Inconsistencies in Reporting U.S. Trade Data?

by: Mark J. Perry

The BEA released data Tuesday on the "U.S. Net International Investment Position at Yearend 2010" with these highlights:

  • The U.S. net international investment position at year end 2010 was -$2,471.0 billion, as the value of foreign investments in the United States ($22,786 billion) continued to exceed the value of U.S. investments abroad ($20,315 billion).
  • There was a -$74.6 billion change in the U.S. net investment position from yearend 2009 to yearend 2010 that primarily reflected net foreign acquisitions of financial assets in the United States that exceeded net U.S. acquisitions of financial assets abroad.
  • Foreign acquisitions of financial assets in the United States were $1,245.7 billion in 2010, up substantially from $335.8 billion in 2009.
  • U.S. acquisitions of financial assets abroad were $1,005.2 billion in 2010, up substantially from $139.3 billion in 2009.
This analysis seems to depart from the way the BEA calculates trade data in the following way:

1. When U.S. imports (cash out) exceed exports (cash in), it gets reported by the BEA as a "trade deficit" because the accounting logic is based on following the cash, and not the goods.

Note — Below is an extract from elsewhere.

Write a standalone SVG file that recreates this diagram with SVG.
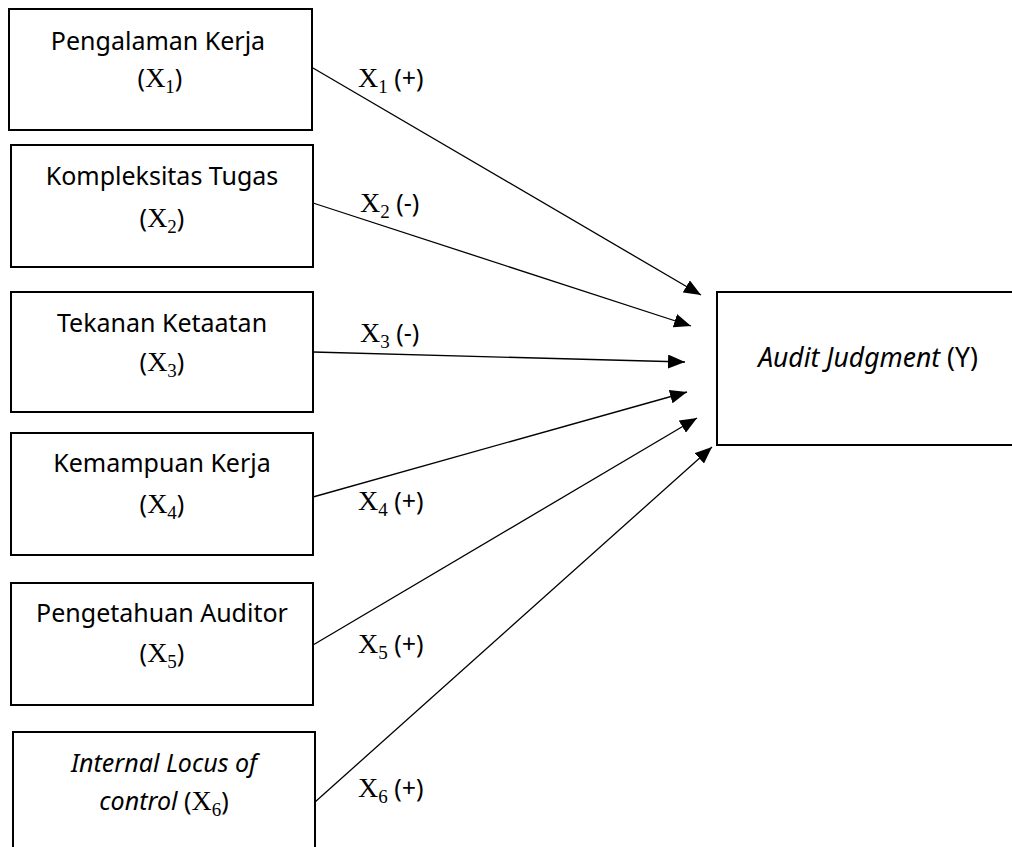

Because the "cash out" for imports is greater than the "cash in" for exports, there is a "net cash outflow" from the U.S. to our trading partners, and we call this a "trade deficit."

2. When the BEA calculates the international investment position, it seems to depart from following the cash, and switches to following the assets. The fact that the value of foreign investments in the United States ($22,786 billion) exceeds the value of U.S. investments abroad ($20,315 billion) means that there has been a net inflow, or capital surplus, into the U.S. of $2,471 billion. And yet the BEA reports this as a negative -$2,471 billion because of the switch from following the cash (+$2,471 billion inflow) to following who ends up with the assets.
Likewise, the BEA reports a -$74.6 billion annual change in the U.S. net investment position for 2010 because of a $74.6 billion capital inflow, or as the BEA stated because "net foreign acquisitions of financial assets in the United States exceeded net U.S. acquisitions of financial assets abroad" last year.
Why the switch from following where the cash ends up (and not goods) when reporting trade data for the U.S., to following where the asset ownership ends up (and not the cash) when reporting the net international investment position for the U.S.?
If the government reported trade statistics the way it reports our net investment position, the BEA would follow where the goods end up and not where the cash ends up. In that case, it seems like the BEA would report our "trade deficit" instead as a "trade surplus." Reason? We acquire more output produced in foreign countries in a given quarter or year than the output our trading partners acquire that was produced in the U.S. during that time period. In terms of which country ends up with the most "stuff" on net, the U.S. would be running a "trade/stuff/output surplus," and not a deficit. It's only because the BEA tracks which country ends up with the most "money" on net, and not the most "goods" on net, that the BEA reports a "trade deficit" for the U.S.

Alternatively, if the BEA reported the U.S. net international investment position the way it reports trade data, shouldn't it be reporting a positive $2,471 billion net investment position overall and a positive $74.6 surplus for 2010?

The BEA is apparently reporting the the U.S. currently has both a "trade deficit" and an "international investment" deficit? How can that be?